Sarah: [00:31:17] So there's a proposal to redistribute the electors like Nebraska and Maine by district. So it would go proportional by population and award a certain number based on winning the popular vote in that district. And then go proportional from there.
Beth: [00:31:31] You could also keep the current structure, but add a bonus number of electoral college votes for the winner of the national popular vote. So everything else stays the same. But the proposal that is most widely talked about is that you would give 102 votes to the winner of the national popular vote. And what that effectively does is cancel out the two electors each state gets because of the United States Senate.
Sarah: [00:31:58] Um, and then of course there are proposals to abolish the electoral college and use ranked choice voting, um, which we've talked about quite a bit on the podcast before.
So it's not like there aren't proposals out there. And I don't think, and I think it's clear that there's a hunger to address the system and that people really see it as broken and problematic. And we will talk about all of these proposals and our thoughts on the electoral college more on Tuesday show.
Beth: [00:32:22] I hope that's spending time just talking through the mechanics can help everybody take a little bit of a breath because there is a frenzy of speculation online, and this is what we do when we have to wait for uncomfortable things to play out, that this system can be easily manipulated. It's not that it's full-proof, it certainly isn't.
We just spent half an hour telling you that we don't think it's a very good system. So there are problems here, but I really am not concerned that state legislatures are going to be able to hijack this process. I feel very comfortable knowing that election results are going to be certified. And the understanding that we have now that Joe Biden won the electoral college handily as well as the popular vote will stand.
Sarah: [00:33:09] Well, and I just want to say to everybody, you know, we, we keep getting messages. Will you talk about the four seasons total landscaping press conference? And I'll have to say is like, that's the same crew, the same crew that did the four seasons total landscaping press conference is the crew we're worried about staging a coup. It's the same people.

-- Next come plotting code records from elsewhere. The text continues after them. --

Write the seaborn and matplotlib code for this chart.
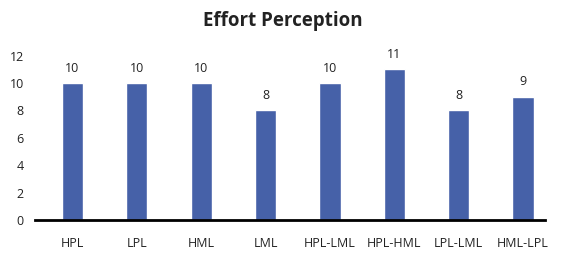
import pandas as pd
import matplotlib
matplotlib.use("Agg")
import matplotlib.pyplot as plt
import seaborn as sns

sns.set_style("white")
plt.rcParams['font.family'] = ['Open Sans', 'DejaVu Sans']

conditions = ["HPL", "LPL", "HML", "LML", "HPL-LML", "HPL-HML", "LPL-LML", "HML-LPL"]
effort = [10, 10, 10, 8, 10, 11, 8, 9]
y_ticks = [0, 2, 4, 6, 8, 10, 12]

df = pd.DataFrame({"condition": conditions, "effort": effort})

fig = plt.figure(figsize=(5.65, 2.62), dpi=100)
ax = fig.add_axes([35 / 565, 42 / 262, 510 / 565, 164.4 / 262])

sns.barplot(data=df, x="condition", y="effort", color="#4661A8",
            saturation=1, width=0.33, ax=ax)

# value labels above bars
for i, v in enumerate(effort):
    ax.annotate(str(v), (i, v), xytext=(0, 6), textcoords="offset points",
                ha="center", va="bottom", fontsize=9, color="#222222",
                annotation_clip=False)

ax.set_ylim(0, 12)
ax.set_xlim(-0.58, 7.34)
ax.set_yticks(y_ticks)
ax.set_xlabel("")
ax.set_ylabel("")
for s in ["top", "right", "left"]:
    ax.spines[s].set_visible(False)
ax.spines["bottom"].set_color("black")
ax.spines["bottom"].set_linewidth(2)
ax.tick_params(axis="both", length=0, labelsize=9, labelcolor="#222222")
ax.tick_params(axis="x", pad=12.5)
ax.tick_params(axis="y", pad=8)

fig.suptitle("Effort Perception", y=1 - 11 / 262, va="top",
             fontsize=13.5, fontweight="bold", color="#222222")

fig.savefig("out.png", dpi=100)
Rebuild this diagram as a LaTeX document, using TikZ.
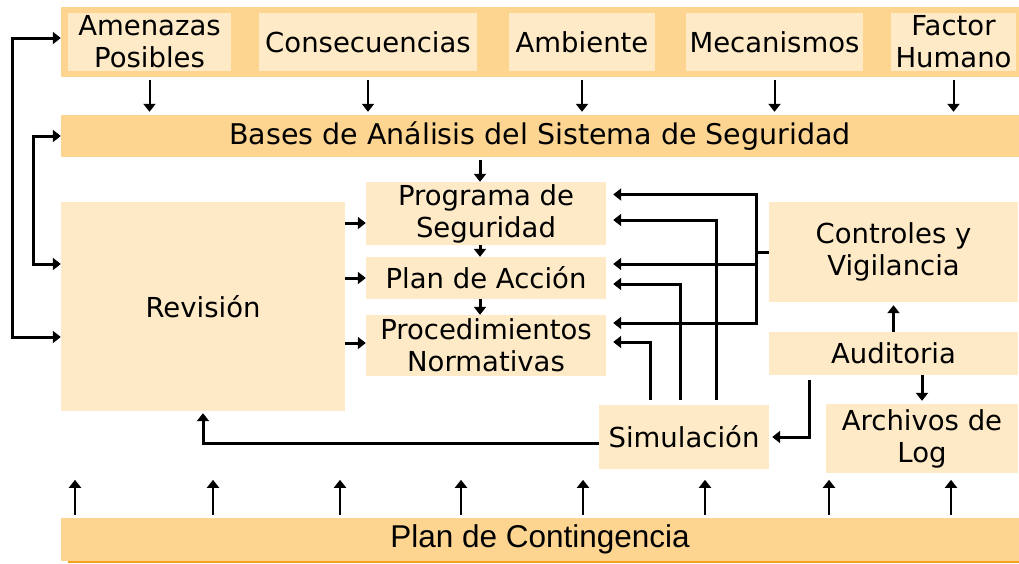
\documentclass[tikz,border=0pt]{standalone}
\usepackage{fontspec}
\setmainfont{DejaVu Sans}
\newfontfamily\contfont{Liberation Sans}
\usetikzlibrary{
    arrows.meta,
    positioning
}
\definecolor{bandorange}{HTML}{FDD591}
\definecolor{boxcream}{HTML}{FEEAC6}
\definecolor{shadoworange}{HTML}{F5A31E}
\tikzset{
    band/.style={fill=bandorange, inner sep=0pt, font=\fontsize{28.5}{32}\selectfont},
    cbox/.style={fill=boxcream, inner sep=0pt, align=center, font=\fontsize{27.5}{32}\selectfont},
    link/.style={line width=3pt, -{Triangle[length=8pt,width=12pt]}},
    twoway/.style={line width=3pt, {Triangle[length=8pt,width=12pt]}-{Triangle[length=8pt,width=12pt]}},
    thinlink/.style={line width=2pt, -{Triangle[length=8pt,width=12pt]}}
}

\begin{document}
\begin{tikzpicture}[x=1pt, y=-1pt]
                    \useasboundingbox (0,0) rectangle (1019,563);

                    % top band and its five boxes
                    \node[band, minimum width=958pt, minimum height=70pt] (top) at (540, 42) {};
                    \node[cbox, minimum width=163pt, minimum height=58pt] (amenazas) at (149.5, 42) {Amenazas\\Posibles};
                    \node[cbox, minimum width=218pt, minimum height=58pt] (consec) at (368, 42) {Consecuencias};
                    \node[cbox, minimum width=146pt, minimum height=58pt] (ambiente) at (582, 42) {Ambiente};
                    \node[cbox, minimum width=177pt, minimum height=58pt] (mecan) at (774.5, 42) {Mecanismos};
                    \node[cbox, minimum width=125pt, minimum height=58pt] (factor) at (953.5, 42) {Factor\\Humano};

                    \node[band, minimum width=958pt, minimum height=42pt] (bases) at (540, 136) {Bases de Análisis del Sistema de Seguridad};

                    \node[cbox, minimum width=284pt, minimum height=209pt] (revision) at (203, 306.5) {Revisión};
                    \node[cbox, minimum width=240pt, minimum height=63pt] (programa) at (486, 213.5) {Programa de\\Seguridad};
                    \node[cbox, minimum width=240pt, minimum height=42pt] (plan) at (486, 278) {Plan de Acción};
                    \node[cbox, minimum width=240pt, minimum height=61pt] (proced) at (486, 345.5) {Procedimientos\\Normativas};
                    \node[cbox, minimum width=170pt, minimum height=64pt] (simul) at (684, 437) {Simulación};
                    \node[cbox, minimum width=249pt, minimum height=100pt] (controles) at (893.5, 252) {Controles y\\Vigilancia};
                    \node[cbox, minimum width=249pt, minimum height=43pt] (auditoria) at (893.5, 353.5) {Auditoria};
                    \node[cbox, minimum width=192pt, minimum height=69pt] (archivos) at (922, 438.5) {Archivos de\\Log};

                    \fill[shadoworange] (68, 559) rectangle (1019, 563);
                    \node[band, minimum width=958pt, minimum height=43pt, font=\contfont\fontsize{31.5}{34}\selectfont] (conting) at (540, 539.5) {Plan de Contingencia};

                    \foreach \n in {amenazas, consec, ambiente, mecan, factor}
                        \draw[thinlink, shorten <=3pt, shorten >=3pt] (\n |- top.south) -- (\n |- bases.north);
                    \foreach \x in {75, 213, 340, 461, 583, 705, 829, 951}
                        \draw[thinlink, shorten <=3pt] (conting.north -| \x, 0) -- ++(0, -38);

                    % feedback on the left
                    \draw[twoway] ([yshift=4pt]top.west) -- ++(-48, 0) |- ([yshift=-30.5pt]revision.west);
                    \draw[twoway] (bases.west) -- ++(-27, 0) |- ([yshift=42.5pt]revision.west);

                    \draw
                    ([yshift=-9.5pt]revision.east |- programa.west) edge[link] ([yshift=-9.5pt]programa.west)
                    (revision.east |- plan.west) edge[link] (plan.west)
                    ([yshift=2.5pt]revision.east |- proced.west) edge[link] ([yshift=2.5pt]proced.west)
                    ([xshift=-6pt]programa.north |- bases.south) edge[link, shorten <=3pt] ([xshift=-6pt]programa.north)
                    ([xshift=-6pt]programa.south) edge[link] ([xshift=-6pt]plan.north)
                    ([xshift=-6pt]plan.south) edge[link] ([xshift=-6pt]proced.north)
                    (auditoria.north) edge[link, shorten >=3pt] (controles.south)
                    (auditoria.south -| archivos.north) edge[link, shorten >=3pt] (archivos.north);

                    % controles back to the three plans
                    \draw[link, shorten >=7pt] (controles.west) -- ++(-12, 0) |- ([yshift=19pt]programa.east);
                    \draw[link, shorten >=7pt] (controles.west) -- ++(-12, 0) |- ([yshift=14pt]plan.east);
                    \draw[link, shorten >=7pt] (controles.west) -- ++(-12, 0) |- ([yshift=22.5pt]proced.east);

                    % simulacion back to the three plans
                    \draw[link, shorten >=7pt] ([xshift=32pt, yshift=5pt]simul.north) |- ([yshift=-6.5pt]programa.east);
                    \draw[link, shorten >=7pt] ([xshift=-4pt, yshift=5pt]simul.north) |- ([yshift=-6pt]plan.east);
                    \draw[link, shorten >=7pt] ([xshift=-34pt, yshift=5pt]simul.north) |- ([yshift=3.5pt]proced.east);

                    \draw[link, shorten >=2pt] ([yshift=-6pt]simul.west) -| (revision.south);
                    \draw[link, shorten >=3pt] ([xshift=-84.5pt, yshift=-5pt]auditoria.south) |- (simul.east);
                \end{tikzpicture}
\end{document}
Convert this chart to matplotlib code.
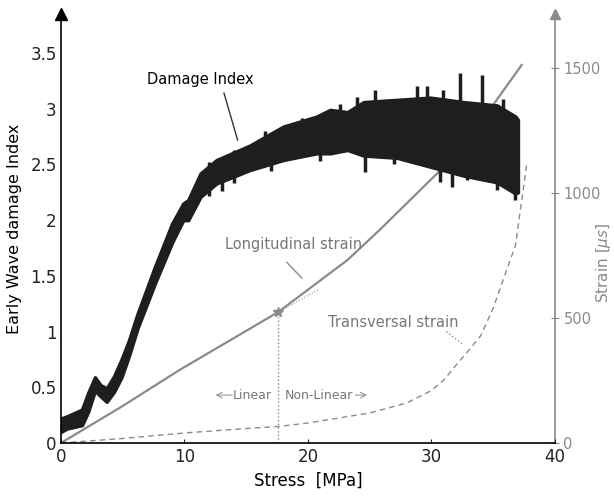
from matplotlib import pyplot as plt

# damage index band (stress in MPa, lower/upper envelope of the noisy signal)
di_stress = [0, 0.5, 1.7, 2.2, 2.75, 3.2, 3.7, 4.3, 4.9, 5.5, 6.2, 7.6, 9.0, 9.9, 10.3, 11.3,
             12.6, 15.3, 18.0, 20.7, 21.8, 23.2, 24.5, 27.2, 29.9, 32.6, 35.3, 36.8, 37.0]
di_upper = [0.22, 0.24, 0.30, 0.45, 0.59, 0.52, 0.49, 0.60, 0.75, 0.92, 1.16, 1.58, 1.97, 2.15, 2.18, 2.42,
            2.54, 2.67, 2.84, 2.93, 2.99, 2.97, 3.06, 3.08, 3.10, 3.06, 3.03, 2.93, 2.90]
di_lower = [0.10, 0.13, 0.16, 0.28, 0.47, 0.42, 0.37, 0.46, 0.59, 0.78, 1.03, 1.43, 1.80, 2.00, 2.00, 2.21,
            2.33, 2.45, 2.54, 2.60, 2.60, 2.63, 2.58, 2.56, 2.48, 2.40, 2.34, 2.24, 2.25]
# isolated spikes of the signal
spike_up_x = [12.0, 14.0, 16.5, 19.5, 22.6, 24.0, 25.4, 28.8, 29.6, 30.9, 32.3, 34.1, 35.8]
spike_up_y = [2.52, 2.63, 2.80, 2.92, 3.04, 3.11, 3.17, 3.20, 3.20, 3.17, 3.32, 3.30, 3.09]
spike_dn_x = [13.0, 17.0, 21.0, 24.6, 27.0, 30.7, 31.7, 32.9, 35.3, 36.8]
spike_dn_y = [2.26, 2.44, 2.53, 2.43, 2.50, 2.34, 2.30, 2.36, 2.27, 2.18]

# strains in micro strain
long_stress = [0, 5, 9.6, 17.6, 23.2, 25.8, 30.5, 34.7, 37.3]
long_strain = [0, 148, 292, 524, 732, 852, 1080, 1332, 1512]
trans_stress = [0, 5, 10, 15, 17.6, 20, 25, 28, 30, 31, 32, 33, 34, 35, 36, 36.8, 37.7]
trans_strain = [0, 18, 40, 58, 66, 80, 120, 160, 210, 252, 312, 370, 430, 540, 680, 790, 1110]

knee_stress = 17.6
knee_strain = 524

grey = '#8a8a8a'
plt.rcParams['font.family'] = ['DejaVu Sans']

fig = plt.figure(figsize=(6.14, 4.97), dpi=100)
ax = fig.add_axes([0.0993, 0.1087, 0.8046, 0.863])
ax2 = ax.twinx()
ax.set_zorder(ax2.get_zorder() + 1)
ax.patch.set_visible(False)

di_top = 3.85
ax.set_xlim(0, 40)
ax.set_ylim(0, di_top)
ax2.set_ylim(0, di_top * 445.6)

# strain curves on right axis
ax2.plot(long_stress, long_strain, color=grey, linewidth=1.6)
ax2.plot(trans_stress, trans_strain, color=grey, linestyle='--', linewidth=1, dashes=(4, 3))
ax2.plot([knee_stress, knee_stress], [0, knee_strain], color=grey, linestyle=':', linewidth=1)
ax2.plot([knee_stress, 20.8], [knee_strain, 612], color=grey, linestyle=':', linewidth=0.8)
ax2.plot(knee_stress, knee_strain, marker='*', color=grey, markersize=7)

# damage index
ax.fill_between(di_stress, di_lower, di_upper, color='#1e1e1e', linewidth=2.5, edgecolor='#1e1e1e')
for a, b in zip(spike_up_x, spike_up_y):
    ax.vlines(a, b - 0.3, b, color='#1e1e1e', linewidth=2.5)
for a, b in zip(spike_dn_x, spike_dn_y):
    ax.vlines(a, b, b + 0.3, color='#1e1e1e', linewidth=2.5)

# annotations
ax.text(7.0, 3.26, 'Damage Index', fontsize=10.5, va='center')
ax.plot([13.2, 14.3], [3.14, 2.72], color='#333333', linewidth=1)
ax.text(13.3, 1.78, 'Longitudinal strain', fontsize=10.5, va='center', color='#777777')
ax.plot([18.3, 19.5], [1.62, 1.48], color=grey, linewidth=1)
ax.text(21.6, 1.08, 'Transversal strain', fontsize=10.5, va='center', color='#777777')
ax.plot([31.2, 32.6], [1.0, 0.88], color=grey, linestyle=':', linewidth=1)
ax.text(17.1, 0.43, 'Linear', fontsize=9, va='center', ha='right', color='#777777')
ax.text(18.1, 0.43, 'Non-Linear', fontsize=9, va='center', ha='left', color='#777777')
ax.annotate('', xy=(12.3, 0.43), xytext=(14.1, 0.43),
            arrowprops=dict(arrowstyle='->', color=grey, linewidth=0.7))
ax.annotate('', xy=(25.0, 0.43), xytext=(23.6, 0.43),
            arrowprops=dict(arrowstyle='->', color=grey, linewidth=0.7))

# axes styling
for s in ['top', 'right']:
    ax.spines[s].set_visible(False)
for s in ['top', 'left', 'bottom']:
    ax2.spines[s].set_visible(False)
ax.spines['left'].set_linewidth(1.2)
ax.spines['bottom'].set_linewidth(1.2)
ax2.spines['right'].set_color(grey)
ax2.spines['right'].set_linewidth(1.2)

ax.set_xticks([0, 10, 20, 30, 40])
ax.set_yticks([0, 0.5, 1, 1.5, 2, 2.5, 3, 3.5])
ax.set_yticklabels(['%g' % i for i in [0, 0.5, 1, 1.5, 2, 2.5, 3, 3.5]])
ax.tick_params(axis='both', direction='in', length=3, labelsize=12, colors='#222222')
ax.tick_params(axis='y', length=0, pad=3)
ax2.set_yticks([0, 500, 1000, 1500])
ax2.tick_params(axis='y', direction='inout', length=6, labelsize=10.5, pad=3, colors=grey, labelcolor=grey)

ax.set_xlabel('Stress  [MPa]', fontsize=12)
ax.set_ylabel('Early Wave damage Index', fontsize=11.5, labelpad=6)
ax2.set_ylabel(r'Strain [$\mu s$]', fontsize=11, color=grey)
ax2.yaxis.set_label_coords(1.079, 0.42)

# arrow heads on the vertical axes
ax.plot(0, 1, marker='^', color='black', markersize=8, transform=ax.transAxes, clip_on=False)
ax2.plot(1, 1, marker='^', color=grey, markersize=7, transform=ax2.transAxes, clip_on=False)

plt.savefig('out.png', dpi=100)
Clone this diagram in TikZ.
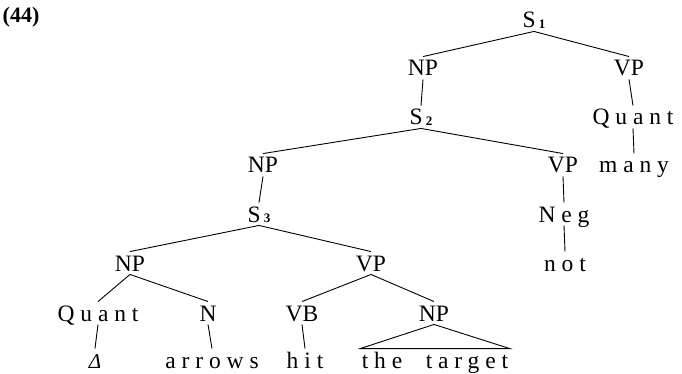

And so, you know, it's, it's a little disjointed to to laugh deservedly at that debacle and then feel so fearful that they'll be able to pull off the first coup in American history. Let me be clear. I also have some of that anxiety I'm not sitting in yet. I have not been Zen this week. I've had to look up a couple of times, like, no, wait, how would this work?
And I think that's always the, that's why I thought it was really helpful for us to go through. This is because sometimes the best bet is to be like, wait, how would that actually play out? And you know, you always have to remember, I think the press is always going to be really careful. Everyone feels really careful in 2020 to never say never because it's been a wacky year, so they're not going to say, Oh, this can't happen.
But. I hope that we've given you enough information and acknowledgment that that would be extraordinarily rare
Beth: [00:34:18] And it would be historically unprecedented. We have no precedent for that kind of dramatic overturn of the will of the people as expressed through the vote. The lawsuits are going to play out. They're going to identify perhaps a handful of incidents of improper voting, but.
A handful of incidents of improper voting are part of every election. Again, it's a handful. It's tiny because we do a pretty good job having elections here in the United States. And so we're excited to continue to talk about how we might even do a better job having elections in the United States next time. But we hope we can give you a deep breath here.
Sarah: [00:34:57] So thanks for joining us for another episode of Pantsuit Politics! We will be back in your ears on Tuesday and until then, keep it nuanced, y'all.